At some point, the shoulders feel heavier than expected. They sit a little higher, and sometimes you roll them once, then again.
Shoulder tension from typing doesn’t announce itself, it just shows up quietly.
When the Surface Isn’t Fully Solid, the Hands Compensate
A keyboard that flexes slightly still works fine. Keys respond. Nothing rattles. But each press asks the hands to steady the movement. Fingers press and release while quietly bracing at the same time.
That effort is easy to ignore. Typing feels normal, but the hands never really get a break. Even during simple tasks like emails or short notes, they stay just alert enough to keep things stable.
After a while, the hands don’t really get a pause.
How That Effort Travels Up the Arms
When the hands keep stabilizing, the forearms don’t fully settle. Elbows hover instead of resting, and the upper arms stay lightly engaged, especially if the desk surface flexes when you lean in. A similar pattern often shows up when one side of the desk ends up doing more of the work than the other.
This is often when the shoulders get involved. Not dramatically, they just stay a bit higher than usual.

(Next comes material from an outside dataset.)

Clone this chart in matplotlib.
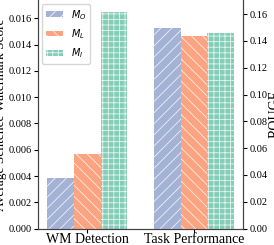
import numpy as np
import matplotlib
matplotlib.use('Agg')
import matplotlib.pyplot as plt

plt.rcParams['font.family'] = 'Liberation Serif'
plt.rcParams['mathtext.fontset'] = 'dejavusans'
plt.rcParams['hatch.color'] = 'white'
plt.rcParams['hatch.linewidth'] = 0.6

groups = ['WM Detection', 'Task Performance']
labels = ['$M_O$', '$M_L$', '$M_I$']
wm_scores = [0.00386, 0.00568, 0.01645]
rouge_scores = [0.1494, 0.1435, 0.1457]
colors = ['#8da0cb', '#fc8d62', '#66c2a5']
hatches = ['///', '\\\\\\', '+++']

fig = plt.figure(figsize=(2.74, 2.45), dpi=100)
ax = fig.add_axes([0.139, 0.067, 0.748, 0.933])
ax2 = ax.twinx()

w = 0.25
x = np.arange(len(groups))
for i in range(3):
    ax.bar(x[0] + (i - 1) * w, wm_scores[i], w, color=colors[i], alpha=0.8,
           hatch=hatches[i], edgecolor='white', linewidth=0, label=labels[i])
    ax2.bar(x[1] + (i - 1) * w, rouge_scores[i], w, color=colors[i], alpha=0.8,
            hatch=hatches[i], edgecolor='white', linewidth=0)

ax.set_xlim(-0.46, 1.46)
ax.set_ylim(0, 0.0174)
ax2.set_ylim(0, 0.1705)
ax.set_xticks(x)
ax.set_xticklabels(groups, fontsize=10)
ax.set_yticks(np.arange(0, 0.0161, 0.002))
ax2.set_yticks(np.arange(0, 0.161, 0.02))
ax.tick_params(axis='y', labelsize=7.5, length=3, pad=1.5)
ax2.tick_params(axis='y', labelsize=7.5, length=3, pad=1.5)
ax.tick_params(axis='x', length=3, pad=0.5)
ax.set_ylabel('Average Sentence Watermark Score', fontsize=9.6, labelpad=1)
ax2.set_ylabel('ROUGE', fontsize=10, labelpad=1)

for a in (ax, ax2):
    a.spines['top'].set_visible(False)
    for s in ('left', 'right', 'bottom'):
        a.spines[s].set_color('#444444')

ax.legend(loc='upper left', fontsize=7, handlelength=1.75, handleheight=0.55,
          handletextpad=0.8, labelspacing=0.55,
          bbox_to_anchor=(0.0, 1.0), borderaxespad=0.4)

fig.savefig('out.png', dpi=100)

You adjust your posture without thinking, and the shoulders move before you do.
The same thing happens when the arms are pulled forward by keyboard distance. The shoulders adjust without asking permission.
Why the Tension Feels Vague Instead of Painful
There’s no sharp signal saying something is wrong. No pinch. No clear strain. Just a sense that typing feels heavier than it should.
Nothing hurts, so the body keeps going. Muscles stay slightly on, even during calm work.
That’s part of why shoulder tension from typing feels confusing instead of obvious. It shows up later, when you stand or shift and notice your shoulders feel more worked than expected.
It’s similar to what happens when background desk noise keeps the body slightly alert, even when the sound itself isn’t loud.
Letting the Hands Rest Instead of Holding Things Steady
Nothing about this requires a full setup change. The goal isn’t posture correction. It’s giving the hands a surface that doesn’t ask for extra control.
Moving the keyboard off a thin tray and onto something that doesn’t flex can change how steady your hands feel almost right away. When the surface stays put, the hands stop bracing. The arms tend to follow.
Some people notice this shift when they add a dense desk mat or use a keyboard that doesn’t bend or slide while typing.
The benefit isn’t the product itself, it’s the stability underneath it.
When the Screen Moves Too, the Body Does Even More Work
Sometimes the keyboard isn’t the only thing shifting. On lighter desks, typing can make the monitor wobble just enough to catch the eye.
The movement is small, the reaction isn’t.
When both the hands and the screen need steadying, the shoulders stay involved longer than expected. The body tries to keep the visual field still while managing movement below.
Stabilizing the screen, often with a desk-mounted monitor arm, removes one more thing the body was quietly managing.
It doesn’t fix everything, it just lowers the background effort.
When the Body Finally Does Less
A bouncy keyboard doesn’t cause problems on its own. It just never lets the body fully relax into the task. Everything stays slightly engaged, even during easy work.
When the surface under the hands feels solid again, typing feels lighter. Not faster. Not better. Just easier to stay with.
And that’s often when the shoulders stop reminding you they’ve been involved all along.